When Apple Pay first debuted in 2014, however, both users and retailers were less than charmed. At the time, only three percent of retailers in the U.S. accepted contactless payments, and by 2016 only ten percent of iPhone owners were using it. Eight long years of patience is paying off for Apple, which is seeing its contactless payment service outpace competitors like Google Wallet. Today, the company claims that 75 percent of people with iPhones have activated the feature and a whopping 90 percent of retailers now accept contactless payments.

In Arizona, Apple wallet users can use the app to present their driver’s license or ID to the TSA in Phoenix Sky Harbor International Airport. Courtesy of Apple.

According to the Wall Street Journal, Apple Pay’s success is notable because it flies in the face of the tech industry’s tendency to expect new features or products to perform very well upon launch, and summarily phase them out if they fail to live up to expectations. In other words, Apple waited it out, even as the adoption of contactless payments lagged for years.

Apple’s patience stands in contrast to fellow tech behemoth Google, which has failed to create a consistent contactless payment system. Since its 2011 launch, Google Wallet has been redesigned, retired, and relaunched so many times that CNET has devoted an annotated timeline to explain its convoluted life cycle. While Google was busy consolidating codebases and playing into a seemingly endless cycle of launch-pivot-deprecate-relaunch with its own contactless payment feature, Apple’s consistency allowed it to become synonymous with the technology itself.

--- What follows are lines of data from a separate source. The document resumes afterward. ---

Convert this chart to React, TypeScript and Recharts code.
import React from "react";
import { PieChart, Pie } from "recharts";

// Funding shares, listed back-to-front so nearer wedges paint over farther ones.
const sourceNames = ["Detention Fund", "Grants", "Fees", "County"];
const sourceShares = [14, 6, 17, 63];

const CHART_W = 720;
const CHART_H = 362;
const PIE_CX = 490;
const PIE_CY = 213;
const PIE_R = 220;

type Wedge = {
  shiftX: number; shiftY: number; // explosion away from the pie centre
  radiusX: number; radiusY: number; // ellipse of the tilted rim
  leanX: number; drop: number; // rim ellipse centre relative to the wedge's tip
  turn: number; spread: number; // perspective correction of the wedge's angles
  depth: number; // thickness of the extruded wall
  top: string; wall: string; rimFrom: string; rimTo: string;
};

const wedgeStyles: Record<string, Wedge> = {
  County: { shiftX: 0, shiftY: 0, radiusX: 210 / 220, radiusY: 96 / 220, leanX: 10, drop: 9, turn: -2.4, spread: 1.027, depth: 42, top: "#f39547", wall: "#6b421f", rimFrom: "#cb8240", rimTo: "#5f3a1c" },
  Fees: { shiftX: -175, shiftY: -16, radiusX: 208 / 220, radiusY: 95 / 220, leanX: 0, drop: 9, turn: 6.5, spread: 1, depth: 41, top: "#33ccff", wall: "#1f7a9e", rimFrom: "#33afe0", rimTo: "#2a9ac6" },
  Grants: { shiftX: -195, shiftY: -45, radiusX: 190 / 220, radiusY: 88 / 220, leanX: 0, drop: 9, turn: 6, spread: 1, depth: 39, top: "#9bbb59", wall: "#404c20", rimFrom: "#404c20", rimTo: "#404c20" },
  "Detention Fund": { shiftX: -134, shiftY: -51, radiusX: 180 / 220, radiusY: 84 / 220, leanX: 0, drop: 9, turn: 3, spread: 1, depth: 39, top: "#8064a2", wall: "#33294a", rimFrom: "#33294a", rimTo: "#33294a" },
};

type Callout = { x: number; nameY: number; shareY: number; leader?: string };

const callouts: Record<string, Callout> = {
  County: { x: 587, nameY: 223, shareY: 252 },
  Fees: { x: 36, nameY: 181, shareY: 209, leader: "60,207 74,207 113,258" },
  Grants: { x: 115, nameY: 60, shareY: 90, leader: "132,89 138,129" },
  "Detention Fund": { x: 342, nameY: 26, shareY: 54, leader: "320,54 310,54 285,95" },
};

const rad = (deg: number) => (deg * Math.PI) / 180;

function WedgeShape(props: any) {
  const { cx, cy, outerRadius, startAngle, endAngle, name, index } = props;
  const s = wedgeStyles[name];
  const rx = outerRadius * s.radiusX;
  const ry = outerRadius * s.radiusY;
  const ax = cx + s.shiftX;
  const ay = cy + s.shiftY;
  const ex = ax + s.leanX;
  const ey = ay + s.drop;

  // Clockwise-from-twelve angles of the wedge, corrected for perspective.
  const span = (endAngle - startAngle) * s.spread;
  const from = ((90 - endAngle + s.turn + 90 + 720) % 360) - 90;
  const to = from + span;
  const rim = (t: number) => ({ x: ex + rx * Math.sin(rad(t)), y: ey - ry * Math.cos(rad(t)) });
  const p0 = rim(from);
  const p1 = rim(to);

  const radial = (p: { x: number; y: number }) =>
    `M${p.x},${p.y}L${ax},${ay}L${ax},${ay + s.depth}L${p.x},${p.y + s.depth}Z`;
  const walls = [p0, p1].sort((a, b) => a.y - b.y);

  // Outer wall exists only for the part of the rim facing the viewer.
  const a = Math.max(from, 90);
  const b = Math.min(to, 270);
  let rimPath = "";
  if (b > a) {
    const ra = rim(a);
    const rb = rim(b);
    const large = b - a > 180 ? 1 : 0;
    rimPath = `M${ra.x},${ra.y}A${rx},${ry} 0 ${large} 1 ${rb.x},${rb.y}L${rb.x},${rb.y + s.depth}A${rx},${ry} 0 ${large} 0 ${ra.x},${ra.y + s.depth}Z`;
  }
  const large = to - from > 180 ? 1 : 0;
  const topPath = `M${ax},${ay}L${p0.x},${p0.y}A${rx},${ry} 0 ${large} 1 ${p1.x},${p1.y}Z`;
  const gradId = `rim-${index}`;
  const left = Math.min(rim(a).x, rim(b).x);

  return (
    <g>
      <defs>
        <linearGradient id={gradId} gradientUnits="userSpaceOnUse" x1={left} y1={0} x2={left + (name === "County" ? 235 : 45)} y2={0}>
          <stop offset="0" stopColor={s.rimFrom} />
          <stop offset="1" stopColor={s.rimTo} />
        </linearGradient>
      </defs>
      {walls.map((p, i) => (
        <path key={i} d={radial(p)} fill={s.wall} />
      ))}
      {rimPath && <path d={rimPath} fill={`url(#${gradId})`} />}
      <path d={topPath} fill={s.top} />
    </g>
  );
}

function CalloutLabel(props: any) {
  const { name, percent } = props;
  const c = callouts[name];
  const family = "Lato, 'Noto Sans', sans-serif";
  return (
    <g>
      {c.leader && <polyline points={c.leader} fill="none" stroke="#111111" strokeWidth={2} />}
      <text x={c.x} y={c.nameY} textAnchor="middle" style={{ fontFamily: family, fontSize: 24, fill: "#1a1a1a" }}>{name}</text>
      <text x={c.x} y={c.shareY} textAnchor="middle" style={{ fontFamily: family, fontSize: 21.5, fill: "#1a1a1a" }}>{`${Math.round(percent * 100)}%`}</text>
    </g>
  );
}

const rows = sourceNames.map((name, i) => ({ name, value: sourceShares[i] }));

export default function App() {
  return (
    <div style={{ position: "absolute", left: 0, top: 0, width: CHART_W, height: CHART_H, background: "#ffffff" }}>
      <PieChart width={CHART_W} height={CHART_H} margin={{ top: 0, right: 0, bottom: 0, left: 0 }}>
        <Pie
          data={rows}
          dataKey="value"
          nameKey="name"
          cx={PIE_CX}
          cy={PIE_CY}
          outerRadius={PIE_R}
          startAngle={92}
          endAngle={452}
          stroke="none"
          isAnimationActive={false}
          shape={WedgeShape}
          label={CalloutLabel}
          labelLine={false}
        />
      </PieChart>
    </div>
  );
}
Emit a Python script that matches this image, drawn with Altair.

“I’ve literally never heard anyone ask, ‘Do you accept Google Pay or Samsung Pay?’ It’s possible that no one is using either service, but I think it’s more likely that people just think of anytime you tap your phone to a card reader as Apple Pay,” tech columnist Jason Aten wrote for Inc. That level of name recognition represents a lot of potential power for Apple and its competitors in the space. In 2021, the contactless payment industry was estimated to be worth upwards of $1.7 trillion and by 2028 it could reach $6.25 trillion. But bipartisan support for antitrust legislation, like the American Innovation and Choice Online Act, could threaten the ambitions of both companies.

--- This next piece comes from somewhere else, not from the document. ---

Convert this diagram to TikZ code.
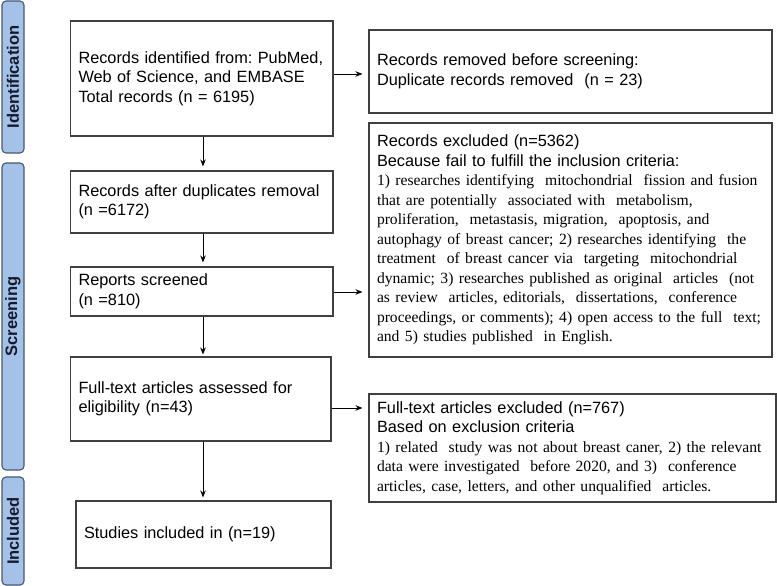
\documentclass[tikz,border=0pt]{standalone}
\usepackage{fontspec}
\setmainfont{Liberation Serif}
\setsansfont{Liberation Sans}
\usetikzlibrary{arrows.meta}
\definecolor{barfill}{RGB}{164,194,232}
\definecolor{barline}{RGB}{70,88,112}
\definecolor{bartext}{RGB}{22,26,44}
\definecolor{boxline}{RGB}{64,64,64}
\begin{document}
\frenchspacing
\begin{tikzpicture}[x=1pt,y=-1pt,
  box/.style={draw=boxline, line width=1.1pt, inner xsep=8pt, inner ysep=0pt,
    align=left, anchor=center,
    font=\sffamily\fontsize{16.3}{19.5}\selectfont\frenchspacing},
  bar/.style={draw=barline, fill=barfill, line width=1.1pt, rounded corners=4pt,
    minimum width=22pt, inner sep=0pt, anchor=center, text=bartext,
    font=\sffamily\bfseries\fontsize{16.5}{19}\selectfont},
  arr/.style={-{Stealth[length=7pt,width=5.5pt]}, line width=0.9pt, black, shorten >=4pt}]
\useasboundingbox (0,0) rectangle (777,586);

% side bars
\node[bar, minimum height=152pt] (idbar) at (13,77) {\rotatebox{90}{Identification}};
\node[bar, minimum height=307pt] (scbar) at (13,316.5) {\rotatebox{90}{Screening}};
\node[bar, minimum height=108pt] (inbar) at (13,531) {\rotatebox{90}{Included}};

% left column
\node[box, text width=246.5pt, minimum height=115pt] (b1) at (201.75,78.5)
  {\mbox{Records identified from: PubMed,}\\Web of Science, and EMBASE\\Total records (n = 6195)};
\node[box, text width=246.5pt, minimum height=62pt] (b2) at (201.75,202)
  {Records after duplicates removal\\(n =6172)};
\node[box, text width=246.5pt, minimum height=49pt] (b3) at (201.75,291.5)
  {Reports screened\\(n =810)};
\node[box, text width=244.5pt, minimum height=84pt] (b4) at (200.75,399)
  {Full-text articles assessed for\\eligibility (n=43)};
\node[box, text width=239pt, minimum height=67pt] (b5) at (203.5,534.5)
  {Studies included in (n=19)};

% right column
\node[box, text width=387pt, minimum height=83pt] (r1) at (570.5,71.5)
  {Records removed before screening:\\Duplicate records removed\ \ (n = 23)};
\node[box, text width=387pt, minimum height=234pt] (r2) at (570.5,240)
  {Records excluded (n=5362)\\Because fail to fulfill the inclusion criteria:\par
   \rmfamily\fontsize{15.6}{19.5}\selectfont
   1) researches identifying\ \ mitochondrial\ \ fission and fusion\\
   that are potentially\ \ associated with\ \ metabolism,\\
   proliferation,\ \ metastasis, migration,\ \ apoptosis, and\\
   autophagy of breast cancer; 2) researches identifying\ \ the\\
   treatment\ \ of breast cancer via\ \ targeting\ \ mitochondrial\\
   dynamic; 3) researches published as original\ \ articles\ \ (not\\
   as review\ \ articles, editorials,\ \ dissertations,\ \ conference\\
   \mbox{proceedings, or comments); 4) open access to the full\ \ text;}\\
   and 5) studies published\ \ in English.};
\node[box, text width=391pt, minimum height=108pt] (r3) at (572.5,448)
  {Full-text articles excluded (n=767)\\Based on exclusion criteria\par
   \rmfamily\fontsize{15.6}{19.5}\selectfont
   1) related\ \ study was not about breast caner, 2) the relevant\\
   data were investigated\ \ before 2020, and 3)\ \ conference\\
   articles, case, letters, and other unqualified\ \ articles.};

% connectors
\coordinate (ax) at (203,0);
\draw[arr] (b1.south -| ax) -- (b2.north -| ax);
\draw[arr] (b2.south -| ax) -- (b3.north -| ax);
\draw[arr, shorten >=2pt] (b3.south -| ax) -- (b4.north -| ax);
\draw[arr, shorten >=3pt] (b4.south -| ax) -- (b5.north -| ax);
\draw[arr, shorten >=6pt] (b1.east |- 0,74) -- (r1.west |- 0,74);
\draw[arr, shorten >=6pt] (b3.east |- 0,292) -- (r2.west |- 0,292);
\draw[arr, shorten >=6pt] (b4.east |- 0,408) -- (r3.west |- 0,408);
\end{tikzpicture}
\end{document}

Apple’s Brompton Road Store. Courtesy of Apple.

“As dominant digital platforms—some of the biggest companies our world has ever seen—increasingly give preference to their own products and services, we must put policies in place to ensure small businesses and entrepreneurs still have the opportunity to succeed in the digital marketplace,” Senator and bill sponsor Amy Klobuchar said after the Senate Judiciary Committee permitted the American Innovation and Choice Online Act to advance to the full Senate.

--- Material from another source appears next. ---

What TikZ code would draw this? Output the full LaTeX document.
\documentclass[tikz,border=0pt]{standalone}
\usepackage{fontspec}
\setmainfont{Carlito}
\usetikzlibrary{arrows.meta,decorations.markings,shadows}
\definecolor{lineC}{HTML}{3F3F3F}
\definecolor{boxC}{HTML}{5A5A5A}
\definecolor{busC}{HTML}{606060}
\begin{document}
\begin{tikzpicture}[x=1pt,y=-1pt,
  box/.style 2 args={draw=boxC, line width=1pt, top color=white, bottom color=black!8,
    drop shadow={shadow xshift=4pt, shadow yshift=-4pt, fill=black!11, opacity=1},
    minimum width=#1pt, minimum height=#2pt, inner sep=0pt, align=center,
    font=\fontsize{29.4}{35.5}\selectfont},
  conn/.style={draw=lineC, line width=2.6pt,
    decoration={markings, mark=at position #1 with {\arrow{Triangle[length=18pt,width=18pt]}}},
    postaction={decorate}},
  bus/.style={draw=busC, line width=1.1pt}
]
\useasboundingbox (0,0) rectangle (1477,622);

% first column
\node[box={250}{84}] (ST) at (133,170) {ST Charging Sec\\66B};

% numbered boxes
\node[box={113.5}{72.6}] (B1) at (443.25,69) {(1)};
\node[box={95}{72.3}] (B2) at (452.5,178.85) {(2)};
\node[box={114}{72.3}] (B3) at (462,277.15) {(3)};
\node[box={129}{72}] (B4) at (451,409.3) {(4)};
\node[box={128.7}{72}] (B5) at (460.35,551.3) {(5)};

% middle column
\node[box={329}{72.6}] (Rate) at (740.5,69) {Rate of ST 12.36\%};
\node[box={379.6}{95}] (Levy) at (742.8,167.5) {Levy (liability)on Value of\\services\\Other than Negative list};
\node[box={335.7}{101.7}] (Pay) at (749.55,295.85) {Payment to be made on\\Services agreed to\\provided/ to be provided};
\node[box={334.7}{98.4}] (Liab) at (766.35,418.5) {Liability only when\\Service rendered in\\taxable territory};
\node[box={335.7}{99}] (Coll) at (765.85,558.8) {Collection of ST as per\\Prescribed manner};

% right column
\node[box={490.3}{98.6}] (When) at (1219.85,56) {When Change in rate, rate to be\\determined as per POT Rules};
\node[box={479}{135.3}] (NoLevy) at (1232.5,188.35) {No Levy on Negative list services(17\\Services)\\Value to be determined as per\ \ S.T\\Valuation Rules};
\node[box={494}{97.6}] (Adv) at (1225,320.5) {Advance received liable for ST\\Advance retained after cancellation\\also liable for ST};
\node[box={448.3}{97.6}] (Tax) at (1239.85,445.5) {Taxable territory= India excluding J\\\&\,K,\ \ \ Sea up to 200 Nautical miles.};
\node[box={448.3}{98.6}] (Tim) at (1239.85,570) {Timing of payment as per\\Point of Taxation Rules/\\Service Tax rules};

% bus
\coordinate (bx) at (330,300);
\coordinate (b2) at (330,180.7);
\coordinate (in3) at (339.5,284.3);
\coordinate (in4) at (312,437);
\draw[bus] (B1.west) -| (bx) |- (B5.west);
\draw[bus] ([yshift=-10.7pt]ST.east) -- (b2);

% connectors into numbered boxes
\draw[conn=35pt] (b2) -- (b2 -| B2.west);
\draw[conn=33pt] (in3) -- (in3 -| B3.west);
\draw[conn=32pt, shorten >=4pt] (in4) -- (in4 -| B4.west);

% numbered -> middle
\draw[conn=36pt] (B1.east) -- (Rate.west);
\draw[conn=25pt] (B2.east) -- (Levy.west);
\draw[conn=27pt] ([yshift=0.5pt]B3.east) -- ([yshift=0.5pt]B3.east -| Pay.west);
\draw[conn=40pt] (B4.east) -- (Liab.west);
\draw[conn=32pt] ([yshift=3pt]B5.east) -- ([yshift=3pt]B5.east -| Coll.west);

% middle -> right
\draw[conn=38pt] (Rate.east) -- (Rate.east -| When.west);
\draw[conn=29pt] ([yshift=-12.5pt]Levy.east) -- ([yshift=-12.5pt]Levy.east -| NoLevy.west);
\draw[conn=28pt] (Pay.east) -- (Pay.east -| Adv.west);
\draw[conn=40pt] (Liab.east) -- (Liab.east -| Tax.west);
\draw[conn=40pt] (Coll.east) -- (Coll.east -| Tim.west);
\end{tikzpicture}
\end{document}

The American Innovation and Choice Online Act has bipartisan support and could prevent Apple and Google from pre-installing apps like their respective digital wallets on new devices, according to Bloomberg. Forcing users to seek out and download apps for themselves creates “friction,” in tech parlance, increasing the likelihood that users may choose another app (or none at all) when presented with the option. Though the bill hasn’t yet advanced to the senate floor, Apple may be making moves to get out ahead of the legislation: In late August, TechCrunch noted that code in the developer beta for iOS 16.1 seems to suggest iPhone owners will be allowed to delete the Wallet app—a first in its eight-year existence.